- _What this task involves_: Drop every picture, then transcribe the remaining data exactly.

- _Available data_:

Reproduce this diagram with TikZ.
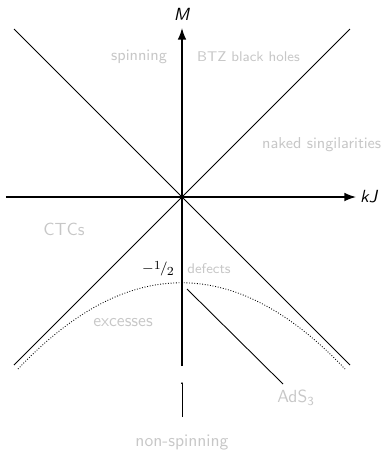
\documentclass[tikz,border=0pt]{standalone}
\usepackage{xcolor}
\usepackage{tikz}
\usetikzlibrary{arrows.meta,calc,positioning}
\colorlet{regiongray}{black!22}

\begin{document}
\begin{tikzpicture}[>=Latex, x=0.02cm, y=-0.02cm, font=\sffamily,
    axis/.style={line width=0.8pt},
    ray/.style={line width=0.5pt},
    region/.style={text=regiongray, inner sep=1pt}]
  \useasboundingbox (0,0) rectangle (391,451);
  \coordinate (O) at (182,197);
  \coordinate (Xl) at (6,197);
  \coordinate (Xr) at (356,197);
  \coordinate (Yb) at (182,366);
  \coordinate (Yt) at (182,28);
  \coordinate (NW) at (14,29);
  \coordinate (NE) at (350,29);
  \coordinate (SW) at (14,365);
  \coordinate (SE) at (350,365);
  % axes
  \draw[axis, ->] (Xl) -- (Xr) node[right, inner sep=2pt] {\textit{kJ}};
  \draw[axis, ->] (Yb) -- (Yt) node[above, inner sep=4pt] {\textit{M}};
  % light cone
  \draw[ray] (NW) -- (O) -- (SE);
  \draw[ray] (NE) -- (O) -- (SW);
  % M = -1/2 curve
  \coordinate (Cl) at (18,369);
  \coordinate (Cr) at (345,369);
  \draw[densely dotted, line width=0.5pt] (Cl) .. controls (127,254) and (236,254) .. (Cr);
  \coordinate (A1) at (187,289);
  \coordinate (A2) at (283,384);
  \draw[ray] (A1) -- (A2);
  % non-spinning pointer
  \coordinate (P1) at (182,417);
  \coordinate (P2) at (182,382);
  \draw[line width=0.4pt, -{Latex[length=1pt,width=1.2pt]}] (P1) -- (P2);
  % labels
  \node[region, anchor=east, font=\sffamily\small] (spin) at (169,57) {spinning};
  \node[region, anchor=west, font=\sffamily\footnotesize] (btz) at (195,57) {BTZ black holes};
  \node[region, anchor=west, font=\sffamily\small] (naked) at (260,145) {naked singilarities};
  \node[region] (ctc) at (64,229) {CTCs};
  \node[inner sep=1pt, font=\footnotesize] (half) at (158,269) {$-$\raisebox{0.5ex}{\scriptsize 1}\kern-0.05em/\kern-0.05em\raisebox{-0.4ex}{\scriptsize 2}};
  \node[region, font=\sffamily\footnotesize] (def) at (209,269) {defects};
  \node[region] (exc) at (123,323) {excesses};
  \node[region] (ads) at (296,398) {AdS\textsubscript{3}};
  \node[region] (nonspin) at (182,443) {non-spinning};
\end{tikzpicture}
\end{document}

- _Solved exercise_:
Reproduce this diagram with TikZ.
\documentclass[tikz,border=0pt]{standalone}
\usepackage{xcolor}
\usepackage{tikz}
\usetikzlibrary{arrows.meta,calc,positioning}
\colorlet{regiongray}{black!22}

\begin{document}
\begin{tikzpicture}[>=Latex, x=0.02cm, y=-0.02cm, font=\sffamily,
    axis/.style={line width=0.8pt},
    ray/.style={line width=0.5pt},
    region/.style={text=regiongray, inner sep=1pt}]
  \useasboundingbox (0,0) rectangle (391,451);
  \coordinate (O) at (182,197);
  \coordinate (Xl) at (6,197);
  \coordinate (Xr) at (356,197);
  \coordinate (Yb) at (182,366);
  \coordinate (Yt) at (182,28);
  \coordinate (NW) at (14,29);
  \coordinate (NE) at (350,29);
  \coordinate (SW) at (14,365);
  \coordinate (SE) at (350,365);
  % axes
  \draw[axis, ->] (Xl) -- (Xr) node[right, inner sep=2pt] {\textit{kJ}};
  \draw[axis, ->] (Yb) -- (Yt) node[above, inner sep=4pt] {\textit{M}};
  % light cone
  \draw[ray] (NW) -- (O) -- (SE);
  \draw[ray] (NE) -- (O) -- (SW);
  % M = -1/2 curve
  \coordinate (Cl) at (18,369);
  \coordinate (Cr) at (345,369);
  \draw[densely dotted, line width=0.5pt] (Cl) .. controls (127,254) and (236,254) .. (Cr);
  \coordinate (A1) at (187,289);
  \coordinate (A2) at (283,384);
  \draw[ray] (A1) -- (A2);
  % non-spinning pointer
  \coordinate (P1) at (182,417);
  \coordinate (P2) at (182,382);
  \draw[line width=0.4pt, -{Latex[length=1pt,width=1.2pt]}] (P1) -- (P2);
  % labels
  \node[region, anchor=east, font=\sffamily\small] (spin) at (169,57) {spinning};
  \node[region, anchor=west, font=\sffamily\footnotesize] (btz) at (195,57) {BTZ black holes};
  \node[region, anchor=west, font=\sffamily\small] (naked) at (260,145) {naked singilarities};
  \node[region] (ctc) at (64,229) {CTCs};
  \node[inner sep=1pt, font=\footnotesize] (half) at (158,269) {$-$\raisebox{0.5ex}{\scriptsize 1}\kern-0.05em/\kern-0.05em\raisebox{-0.4ex}{\scriptsize 2}};
  \node[region, font=\sffamily\footnotesize] (def) at (209,269) {defects};
  \node[region] (exc) at (123,323) {excesses};
  \node[region] (ads) at (296,398) {AdS\textsubscript{3}};
  \node[region] (nonspin) at (182,443) {non-spinning};
\end{tikzpicture}
\end{document}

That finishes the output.